**OBJECTIVE:**
The lines to extract run from the first line of the material below to the line containing "var chanBase = [9, 7, 5, 3, 1];", both included; leave the pictures behind.

**GIVEN INFORMATION:**
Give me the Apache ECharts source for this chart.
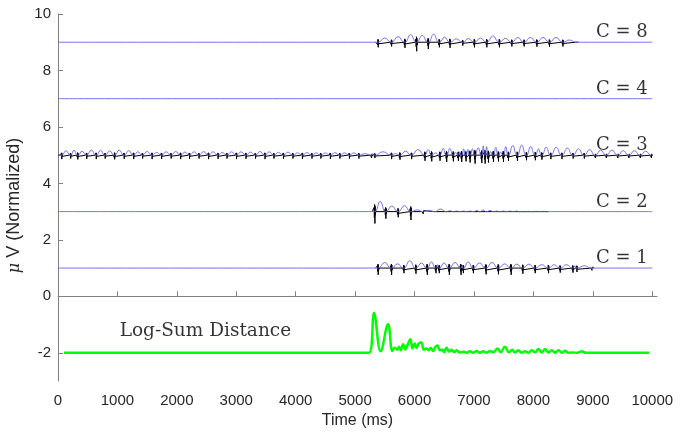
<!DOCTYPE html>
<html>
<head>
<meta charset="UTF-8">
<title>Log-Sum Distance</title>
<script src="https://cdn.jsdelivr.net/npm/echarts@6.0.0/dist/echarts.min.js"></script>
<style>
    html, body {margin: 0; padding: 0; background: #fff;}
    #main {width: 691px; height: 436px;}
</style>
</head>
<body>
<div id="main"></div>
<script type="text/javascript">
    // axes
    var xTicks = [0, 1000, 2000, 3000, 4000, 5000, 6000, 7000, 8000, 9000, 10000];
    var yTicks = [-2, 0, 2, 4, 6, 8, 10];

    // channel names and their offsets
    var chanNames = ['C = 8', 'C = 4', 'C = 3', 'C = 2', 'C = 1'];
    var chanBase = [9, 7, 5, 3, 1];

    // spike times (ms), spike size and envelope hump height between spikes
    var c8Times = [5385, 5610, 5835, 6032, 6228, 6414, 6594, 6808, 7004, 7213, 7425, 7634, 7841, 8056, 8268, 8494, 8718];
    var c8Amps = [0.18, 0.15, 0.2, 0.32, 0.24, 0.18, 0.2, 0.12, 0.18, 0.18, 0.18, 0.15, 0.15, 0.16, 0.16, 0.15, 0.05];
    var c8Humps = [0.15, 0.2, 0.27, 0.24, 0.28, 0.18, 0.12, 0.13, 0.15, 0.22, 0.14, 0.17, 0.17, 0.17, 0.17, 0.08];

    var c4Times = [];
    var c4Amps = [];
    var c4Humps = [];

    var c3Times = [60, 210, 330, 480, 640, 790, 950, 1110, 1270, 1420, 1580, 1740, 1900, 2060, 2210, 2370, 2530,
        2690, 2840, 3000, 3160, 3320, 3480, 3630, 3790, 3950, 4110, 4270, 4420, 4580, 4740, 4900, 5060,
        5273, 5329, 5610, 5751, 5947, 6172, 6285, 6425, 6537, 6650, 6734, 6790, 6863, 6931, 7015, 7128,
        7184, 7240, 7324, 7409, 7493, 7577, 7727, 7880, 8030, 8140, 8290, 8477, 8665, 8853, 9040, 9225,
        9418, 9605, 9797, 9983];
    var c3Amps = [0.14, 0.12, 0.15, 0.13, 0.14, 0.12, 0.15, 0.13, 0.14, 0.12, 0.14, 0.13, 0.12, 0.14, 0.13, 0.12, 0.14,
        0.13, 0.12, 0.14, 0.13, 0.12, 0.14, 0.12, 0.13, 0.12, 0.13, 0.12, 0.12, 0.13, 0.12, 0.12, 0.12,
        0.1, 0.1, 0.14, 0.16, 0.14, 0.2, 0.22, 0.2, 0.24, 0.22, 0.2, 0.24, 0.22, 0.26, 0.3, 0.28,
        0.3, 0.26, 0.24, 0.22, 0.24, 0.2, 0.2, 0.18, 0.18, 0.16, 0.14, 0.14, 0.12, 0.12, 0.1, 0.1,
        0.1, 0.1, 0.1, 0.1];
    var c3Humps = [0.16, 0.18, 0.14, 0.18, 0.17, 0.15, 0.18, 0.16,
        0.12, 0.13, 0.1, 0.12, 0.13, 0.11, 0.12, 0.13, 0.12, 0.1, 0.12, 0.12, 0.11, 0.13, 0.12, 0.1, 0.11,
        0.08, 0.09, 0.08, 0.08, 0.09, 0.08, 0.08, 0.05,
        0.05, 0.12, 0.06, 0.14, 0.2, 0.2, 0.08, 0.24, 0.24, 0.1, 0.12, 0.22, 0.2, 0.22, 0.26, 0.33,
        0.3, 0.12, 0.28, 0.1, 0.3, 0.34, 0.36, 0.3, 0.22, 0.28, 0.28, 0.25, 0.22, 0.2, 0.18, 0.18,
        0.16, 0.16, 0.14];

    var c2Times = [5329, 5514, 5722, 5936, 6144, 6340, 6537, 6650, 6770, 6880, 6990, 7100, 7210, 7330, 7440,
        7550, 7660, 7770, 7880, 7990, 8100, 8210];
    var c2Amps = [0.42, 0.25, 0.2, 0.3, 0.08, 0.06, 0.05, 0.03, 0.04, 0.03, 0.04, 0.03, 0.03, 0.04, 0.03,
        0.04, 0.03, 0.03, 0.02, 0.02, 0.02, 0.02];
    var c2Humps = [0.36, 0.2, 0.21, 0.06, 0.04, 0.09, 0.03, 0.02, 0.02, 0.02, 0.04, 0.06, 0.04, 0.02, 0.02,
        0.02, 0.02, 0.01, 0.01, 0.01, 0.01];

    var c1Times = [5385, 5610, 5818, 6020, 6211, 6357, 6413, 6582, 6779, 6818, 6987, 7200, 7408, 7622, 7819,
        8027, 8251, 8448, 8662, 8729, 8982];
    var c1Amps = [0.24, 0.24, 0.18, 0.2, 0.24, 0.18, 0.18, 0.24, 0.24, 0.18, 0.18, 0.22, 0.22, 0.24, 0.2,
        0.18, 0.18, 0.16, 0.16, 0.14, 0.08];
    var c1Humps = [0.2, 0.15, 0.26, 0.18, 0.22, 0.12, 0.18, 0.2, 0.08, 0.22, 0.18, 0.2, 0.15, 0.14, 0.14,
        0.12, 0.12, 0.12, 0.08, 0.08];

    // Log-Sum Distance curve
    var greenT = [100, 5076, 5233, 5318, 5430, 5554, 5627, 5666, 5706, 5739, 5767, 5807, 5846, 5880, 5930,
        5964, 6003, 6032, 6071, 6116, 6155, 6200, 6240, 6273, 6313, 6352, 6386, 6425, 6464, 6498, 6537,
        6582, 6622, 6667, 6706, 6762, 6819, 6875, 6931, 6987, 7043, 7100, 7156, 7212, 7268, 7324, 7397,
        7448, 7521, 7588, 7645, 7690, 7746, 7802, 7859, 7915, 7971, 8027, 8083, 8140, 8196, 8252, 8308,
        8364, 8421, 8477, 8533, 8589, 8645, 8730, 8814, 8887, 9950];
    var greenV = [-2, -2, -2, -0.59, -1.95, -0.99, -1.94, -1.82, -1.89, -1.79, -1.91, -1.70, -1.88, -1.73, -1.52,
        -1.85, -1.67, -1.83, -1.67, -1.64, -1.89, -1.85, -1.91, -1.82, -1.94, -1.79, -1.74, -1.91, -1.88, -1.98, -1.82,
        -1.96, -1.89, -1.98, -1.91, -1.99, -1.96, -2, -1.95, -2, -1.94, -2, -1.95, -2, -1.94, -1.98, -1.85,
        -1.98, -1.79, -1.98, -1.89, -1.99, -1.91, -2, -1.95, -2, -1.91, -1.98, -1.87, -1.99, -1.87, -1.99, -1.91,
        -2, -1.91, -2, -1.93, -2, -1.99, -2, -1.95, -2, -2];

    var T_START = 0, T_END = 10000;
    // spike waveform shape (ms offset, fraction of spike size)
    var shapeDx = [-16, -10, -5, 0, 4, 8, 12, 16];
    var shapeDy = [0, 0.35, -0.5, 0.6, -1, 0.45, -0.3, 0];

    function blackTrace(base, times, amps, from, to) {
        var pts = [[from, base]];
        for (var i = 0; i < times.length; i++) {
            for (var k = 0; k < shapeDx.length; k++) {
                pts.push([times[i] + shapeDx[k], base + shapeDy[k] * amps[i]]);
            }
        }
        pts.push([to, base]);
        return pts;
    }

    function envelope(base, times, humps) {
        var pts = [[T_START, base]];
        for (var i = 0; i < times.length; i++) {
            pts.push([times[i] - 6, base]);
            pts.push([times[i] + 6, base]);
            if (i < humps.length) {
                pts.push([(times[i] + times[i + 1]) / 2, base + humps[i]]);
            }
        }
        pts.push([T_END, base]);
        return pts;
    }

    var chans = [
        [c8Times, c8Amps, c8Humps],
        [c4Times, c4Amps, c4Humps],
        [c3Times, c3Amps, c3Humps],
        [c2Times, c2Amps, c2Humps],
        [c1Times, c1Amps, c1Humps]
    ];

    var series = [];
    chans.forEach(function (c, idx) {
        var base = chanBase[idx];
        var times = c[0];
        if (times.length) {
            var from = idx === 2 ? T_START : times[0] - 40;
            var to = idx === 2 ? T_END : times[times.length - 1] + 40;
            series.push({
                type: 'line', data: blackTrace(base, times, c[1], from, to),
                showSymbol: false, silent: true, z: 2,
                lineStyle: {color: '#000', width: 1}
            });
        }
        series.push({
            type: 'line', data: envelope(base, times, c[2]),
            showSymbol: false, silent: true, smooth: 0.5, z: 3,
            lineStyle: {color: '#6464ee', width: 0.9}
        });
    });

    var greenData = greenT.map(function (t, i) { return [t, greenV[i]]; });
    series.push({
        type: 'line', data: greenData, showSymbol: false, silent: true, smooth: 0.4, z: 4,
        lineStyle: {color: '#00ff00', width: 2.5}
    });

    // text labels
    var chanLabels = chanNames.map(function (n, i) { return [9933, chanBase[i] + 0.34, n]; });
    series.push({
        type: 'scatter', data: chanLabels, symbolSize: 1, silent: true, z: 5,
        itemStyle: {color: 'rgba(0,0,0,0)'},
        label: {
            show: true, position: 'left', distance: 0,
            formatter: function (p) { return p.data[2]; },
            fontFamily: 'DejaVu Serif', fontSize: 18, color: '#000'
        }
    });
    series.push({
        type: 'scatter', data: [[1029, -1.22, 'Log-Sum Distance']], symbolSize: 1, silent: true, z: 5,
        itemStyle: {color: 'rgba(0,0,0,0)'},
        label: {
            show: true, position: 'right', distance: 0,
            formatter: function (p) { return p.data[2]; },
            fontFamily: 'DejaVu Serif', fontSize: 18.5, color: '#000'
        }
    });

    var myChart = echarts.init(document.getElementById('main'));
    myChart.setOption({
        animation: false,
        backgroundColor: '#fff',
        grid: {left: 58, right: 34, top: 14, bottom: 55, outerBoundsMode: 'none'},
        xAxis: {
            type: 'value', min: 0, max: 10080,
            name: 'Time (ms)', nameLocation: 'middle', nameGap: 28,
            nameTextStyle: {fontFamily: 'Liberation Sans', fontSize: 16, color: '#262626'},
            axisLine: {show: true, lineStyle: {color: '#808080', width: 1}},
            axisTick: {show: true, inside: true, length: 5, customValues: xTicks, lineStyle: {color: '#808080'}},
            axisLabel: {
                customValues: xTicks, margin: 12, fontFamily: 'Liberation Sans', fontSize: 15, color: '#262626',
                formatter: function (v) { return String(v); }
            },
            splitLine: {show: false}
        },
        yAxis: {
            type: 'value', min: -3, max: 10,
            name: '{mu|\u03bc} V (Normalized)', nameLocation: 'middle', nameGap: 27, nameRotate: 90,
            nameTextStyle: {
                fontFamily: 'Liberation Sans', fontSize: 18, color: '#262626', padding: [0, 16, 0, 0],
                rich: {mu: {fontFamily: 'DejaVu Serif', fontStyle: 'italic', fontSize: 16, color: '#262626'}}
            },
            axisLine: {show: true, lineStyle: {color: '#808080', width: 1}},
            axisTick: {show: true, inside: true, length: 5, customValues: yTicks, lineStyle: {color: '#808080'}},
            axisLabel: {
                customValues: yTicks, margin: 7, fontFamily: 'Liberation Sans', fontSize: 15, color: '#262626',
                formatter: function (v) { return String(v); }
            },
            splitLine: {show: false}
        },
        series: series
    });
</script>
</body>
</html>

**RESULT BELOW:**
Give me the Apache ECharts source for this chart.
<!DOCTYPE html>
<html>
<head>
<meta charset="UTF-8">
<title>Log-Sum Distance</title>
<script src="https://cdn.jsdelivr.net/npm/echarts@6.0.0/dist/echarts.min.js"></script>
<style>
    html, body {margin: 0; padding: 0; background: #fff;}
    #main {width: 691px; height: 436px;}
</style>
</head>
<body>
<div id="main"></div>
<script type="text/javascript">
    // axes
    var xTicks = [0, 1000, 2000, 3000, 4000, 5000, 6000, 7000, 8000, 9000, 10000];
    var yTicks = [-2, 0, 2, 4, 6, 8, 10];

    // channel names and their offsets
    var chanNames = ['C = 8', 'C = 4', 'C = 3', 'C = 2', 'C = 1'];
    var chanBase = [9, 7, 5, 3, 1];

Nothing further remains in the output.